Warum eine globale Mindeststeuer Wettbewerb und Liberalismus stärkt
Grundsätzlich ist Steuerwettbewerb aus liberaler Sicht eine gute Sache. Indem Länder ihr Steuersystem und ihre Tarife selbst gestalten dürfen, gibt man ihnen die Möglichkeit, Unternehmen, qualifizierte Arbeitskräfte und Investitionen durch ein günstiges Steuersystem und niedrige Steuertarife anzuziehen.
Das kommt besonders jenen Ländern zugute, die bei anderen Standortfaktoren nicht so gut punkten können – dazu gehören z.B. ein stabiles politisches und regulatorisches Umfeld, gut ausgebildete Arbeitskräfte, Zugang zu Rohstoffen und/oder einem großen Absatzmarkt oder der Schutz geistigen Eigentums. Volkswirtschaften verfügen nun einmal über unterschiedliche Standortvorteile – ein im internationalen Vergleich niedriger Körperschaftsteuersatz oder großzügige Ausnahmeregelungen gehören auch dazu.
Allerdings nahm in den letzten Jahren dieser Steuerwettbewerb zum Teil extreme Auswüchse an. Internationale Unternehmen nutzten ihn völlig legal aus, um ihre Steuern weltweit zu minimieren. Gleichzeitig begannen Staaten, auf neue Geschäftsmodelle zu reagieren und unilateral Steuern auf digitale Dienstleistungen und Produkte einzuführen. Das birgt das Risiko eines Steuerkriegs – ähnlich einem Handelskrieg mit gegenseitigen Strafzöllen – und kostet unterm Strich Wertschöpfung und Wachstum.
Eine weltweite Neuverteilung der Besteuerungsrechte an globalen und digitalen Produkten und Dienstleistungen soll diesen protektionistischen Tendenzen entgegenwirken und für Stabilität im internationalen Steuersystem sorgen. Auch bietet eine weltweite Mindestbesteuerung weiterhin Spielraum für Steuerwettbewerb zwischen Staaten. Mit 15 Prozent wurde lediglich eine Untergrenze eingezogen. Die Höhe einer solchen Mindestbesteuerung ist sicherlich Stoff für Kontroversen: Weltweit unterscheiden sich die Steuersätze für Unternehmen von Land zu Land stark und reichen von knapp über 10 Prozent in Liechtenstein über knapp über 28 Prozent in Australien bis zu über 40 Prozent in Costa Rica.

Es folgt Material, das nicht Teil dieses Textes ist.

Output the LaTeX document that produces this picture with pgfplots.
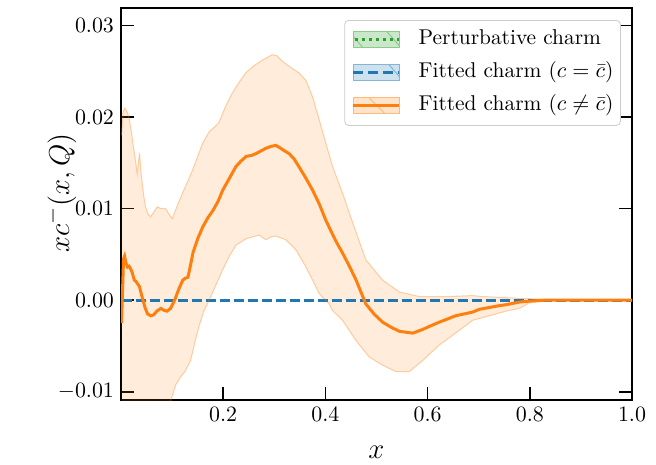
\documentclass[border=0pt]{standalone}
\usepackage{pgfplots}
\pgfplotsset{compat=1.18}
\usepgfplotslibrary{fillbetween}
\definecolor{tabblue}{RGB}{31,119,180}
\definecolor{taborange}{RGB}{255,127,14}
\definecolor{tabgreen}{RGB}{44,160,44}

\pgfplotstableread{
x y
0.001 -0.0025
0.003 0.0010
0.005 0.0045
0.007 0.0048
0.010 0.0040
0.013 0.0036
0.016 0.0037
0.019 0.0034
0.022 0.0030
0.026 0.0022
0.030 0.0020
0.036 0.0015
0.042 0.0002
0.047 -0.0008
0.052 -0.0015
0.058 -0.0017
0.064 -0.0016
0.070 -0.0012
0.078 -0.0009
0.084 -0.0011
0.090 -0.0012
0.097 -0.0009
0.105 0.0
0.113 0.0012
0.121 0.0022
0.126 0.0024
0.131 0.0025
0.136 0.0038
0.141 0.0052
0.150 0.0067
0.160 0.0080
0.170 0.0090
0.180 0.0098
0.190 0.0108
0.199 0.0120
0.212 0.0133
0.225 0.0146
0.235 0.0152
0.245 0.0157
0.255 0.0158
0.264 0.0160
0.274 0.0163
0.284 0.0166
0.294 0.0168
0.303 0.0169
0.312 0.0166
0.320 0.0163
0.329 0.0160
0.339 0.0154
0.349 0.0145
0.362 0.0133
0.375 0.0120
0.388 0.0105
0.401 0.0087
0.420 0.0065
0.434 0.0051
0.447 0.0037
0.460 0.0022
0.479 -0.0004
0.495 -0.0015
0.512 -0.0024
0.530 -0.0030
0.545 -0.0034
0.571 -0.0036
0.590 -0.0032
0.610 -0.0027
0.623 -0.0024
0.655 -0.0017
0.688 -0.0013
0.701 -0.0010
0.740 -0.0006
0.753 -0.0005
0.780 -0.0002
0.800 -0.0001
0.830 0.0
0.900 0.0
1.000 0.0
}\centraldata

\pgfplotstableread{
x y
0.001 0.0180
0.004 0.0205
0.0075 0.0210
0.012 0.0205
0.0154 0.0200
0.020 0.0185
0.0252 0.0164
0.029 0.0150
0.0317 0.0138
0.034 0.0150
0.0363 0.0161
0.039 0.0140
0.0415 0.0128
0.045 0.0112
0.048 0.0102
0.053 0.0094
0.0578 0.0091
0.064 0.0096
0.0709 0.0102
0.078 0.0100
0.0872 0.0100
0.095 0.0093
0.1002 0.0089
0.110 0.0103
0.1204 0.0117
0.130 0.0129
0.140 0.0142
0.150 0.0157
0.1595 0.0171
0.1726 0.0184
0.1850 0.0190
0.1915 0.0194
0.205 0.0212
0.2176 0.0226
0.230 0.0237
0.2437 0.0248
0.260 0.0256
0.2763 0.0262
0.2959 0.0268
0.305 0.0267
0.3155 0.0261
0.330 0.0255
0.3487 0.0248
0.3618 0.0240
0.3748 0.0222
0.3879 0.0197
0.4010 0.0171
0.4140 0.0146
0.4335 0.0117
0.4550 0.0082
0.4792 0.0044
0.5118 0.0022
0.5444 0.0009
0.5835 0.0004
0.6422 0.0004
0.688 0.0005
0.7075 0.0004
0.780 0.0002
0.830 0.0001
0.900 0.0
1.000 0.0
}\upperdata

\pgfplotstableread{
x y
0.001 -0.030
0.050 -0.024
0.080 -0.016
0.090 -0.0130
0.0977 -0.0109
0.1074 -0.0092
0.1165 -0.0084
0.1250 -0.0078
0.1361 -0.0066
0.145 -0.0045
0.1524 -0.0029
0.162 -0.0012
0.1726 0.0
0.1860 0.0017
0.1987 0.0033
0.2120 0.0048
0.2248 0.0060
0.2443 0.0067
0.2570 0.0069
0.2704 0.0071
0.2835 0.0066
0.2930 0.0069
0.303 0.0070
0.3226 0.0066
0.3422 0.0055
0.3611 0.0037
0.3748 0.0022
0.3879 0.0007
0.4074 -0.0004
0.4133 -0.0011
0.4335 -0.0022
0.4596 -0.0044
0.4857 -0.0062
0.5118 -0.0071
0.5379 -0.0078
0.564 -0.0078
0.5901 -0.0066
0.6227 -0.0049
0.6618 -0.0033
0.6879 -0.0022
0.714 -0.0018
0.7532 -0.0012
0.7793 -0.0009
0.7988 -0.0003
0.838 0.0
0.900 0.0
1.000 0.0
}\lowerdata

\pgfplotstableread{
x y
0.001 0
1.000 0
}\zerodata

\begin{document}
\begin{tikzpicture}
\begin{axis}[
  scale only axis, width=255.5pt, height=196pt,
  xmin=0, xmax=1, ymin=-0.0109, ymax=0.0319,
  xtick={0.2,0.4,0.6,0.8,1.0},
  ytick={-0.01,0,0.01,0.02,0.03},
  scaled y ticks=false, scaled x ticks=false,
  xticklabel style={/pgf/number format/.cd, fixed, fixed zerofill, precision=1},
  yticklabel style={/pgf/number format/.cd, fixed, fixed zerofill, precision=2},
  tick align=inside, xtick pos=left, ytick pos=both, yticklabel pos=left,
  major tick length=6.5pt,
  every tick/.style={black, line width=0.8pt},
  axis line style={line width=1pt},
  tick label style={font=\fontsize{10.7}{12}\selectfont},
  xlabel={$x$}, ylabel={$xc^-(x,Q)$},
  label style={font=\fontsize{15}{18}\selectfont},
  xlabel style={at={(axis description cs:0.5,0)}, anchor=center, yshift=-26pt},
  ylabel style={at={(axis description cs:-0.1174,0.528)}, anchor=center},
  legend style={at={(1,1)}, anchor=north east, xshift=-5.6pt, yshift=-6pt,
    draw=black!20, rounded corners=2pt, fill=white,
    font=\fontsize{10.7}{12}\selectfont,
    inner xsep=3.5pt, inner ysep=2pt, row sep=1pt,
    nodes={draw=none, text height=7.5pt, text depth=2.7pt, inner ysep=2.65pt, inner xsep=0pt},
    /tikz/every odd column/.append style={column sep=9pt}},
  legend cell align=left,
]
% perturbative charm
\addplot[tabgreen, dotted, line width=1.5pt, forget plot] table {\zerodata};
% fitted charm c = cbar
\addplot[tabblue, dash pattern=on 5pt off 2pt, line width=1.5pt, forget plot] table {\zerodata};
% fitted charm c != cbar
\addplot[name path=up, draw=taborange, draw opacity=0.35, line width=0.5pt, forget plot] table {\upperdata};
\addplot[name path=lo, draw=taborange, draw opacity=0.35, line width=0.5pt, forget plot] table {\lowerdata};
\addplot[fill=taborange, fill opacity=0.15, draw=none, forget plot] fill between[of=up and lo];
\addplot[taborange, line width=1.5pt, forget plot] table {\centraldata};

\addlegendimage{legend image code/.code={
  \path[sharp corners, fill=tabgreen!25, draw=none] (0pt,-4pt) rectangle (23pt,4pt);
  \begin{scope}
    \path[clip, draw=none, fill=none, sharp corners] (0pt,-4pt) rectangle (23pt,4pt);
    \draw[sharp corners, tabgreen!55, fill=none, line width=0.5pt] (17pt,4pt) -- (24pt,-4pt);
    \draw[sharp corners, tabgreen!55, fill=none, line width=0.5pt] (-2pt,4pt) -- (5pt,-4pt);
  \end{scope}
  \draw[sharp corners, tabgreen!55, fill=none, line width=0.5pt] (0pt,-4pt) rectangle (23pt,4pt);
  \draw[sharp corners, tabgreen, fill=none, dotted, line width=1.5pt] (1pt,0pt) -- (23pt,0pt);
}}
\addlegendentry{Perturbative charm}
\addlegendimage{legend image code/.code={
  \path[sharp corners, fill=tabblue!22, draw=none] (0pt,-4pt) rectangle (23pt,4pt);
  \begin{scope}
    \path[clip, draw=none, fill=none, sharp corners] (0pt,-4pt) rectangle (23pt,4pt);
    \draw[sharp corners, tabblue!55, fill=none, line width=0.5pt] (18pt,4pt) -- (25pt,-4pt);
  \end{scope}
  \draw[sharp corners, tabblue!55, fill=none, line width=0.5pt] (0pt,-4pt) rectangle (23pt,4pt);
  \draw[sharp corners, tabblue, fill=none, dash pattern=on 5pt off 2.5pt, line width=1.5pt] (0pt,0pt) -- (23pt,0pt);
}}
\addlegendentry{Fitted charm ($c=\bar{c}$)}
\addlegendimage{legend image code/.code={
  \path[sharp corners, fill=taborange!22, draw=none] (0pt,-4pt) rectangle (23pt,4pt);
  \begin{scope}
    \path[clip, draw=none, fill=none, sharp corners] (0pt,-4pt) rectangle (23pt,4pt);
    \draw[sharp corners, taborange!55, fill=none, line width=0.5pt] (8pt,4pt) -- (16pt,-4pt);
  \end{scope}
  \draw[sharp corners, taborange!55, fill=none, line width=0.5pt] (0pt,-4pt) rectangle (23pt,4pt);
  \draw[sharp corners, taborange, fill=none, line width=1.5pt] (0pt,0pt) -- (23pt,0pt);
}}
\addlegendentry{Fitted charm ($c\neq\bar{c}$)}
\end{axis}
\path ([shift={(-60.5pt,-31pt)}]current axis.south west) rectangle ([shift={(12pt,4pt)}]current axis.north east);
\end{tikzpicture}
\end{document}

Mit 15 Prozent wurde ein Kompromiss gesucht. Letztlich geht es darum, in Zukunft ein „race to the bottom“ und eine weitere Erosion der Steuerbasis zu verhindern.
Eine solche Erosion kann nicht im Interesse eines liberalen Staates sein, der funktionierende, stabile Institutionen und ein gutes, sozial durchlässiges Bildungssystem braucht. Er muss in der Lage sein, öffentliche Güter wie Sicherheit und öffentliche Infrastruktur in ausreichendem Maß zur Verfügung zu stellen, und er braucht eine breite Mittelschicht, die die Möglichkeit hat, sich durch Arbeit und Leistung Eigentum aufzubauen. Wenn große, international agierende Unternehmen trotz großer Gewinne einen immer geringeren Anteil der Steuern zahlen, führt das zudem nicht nur zu einem Ausfall an Steuereinnahmen, sondern auch zu einem Verlust an Vertrauen der Bürger:innen in die Steuergerechtigkeit, Steuergesetzgebung und letztlich in die Institutionen eines Staates.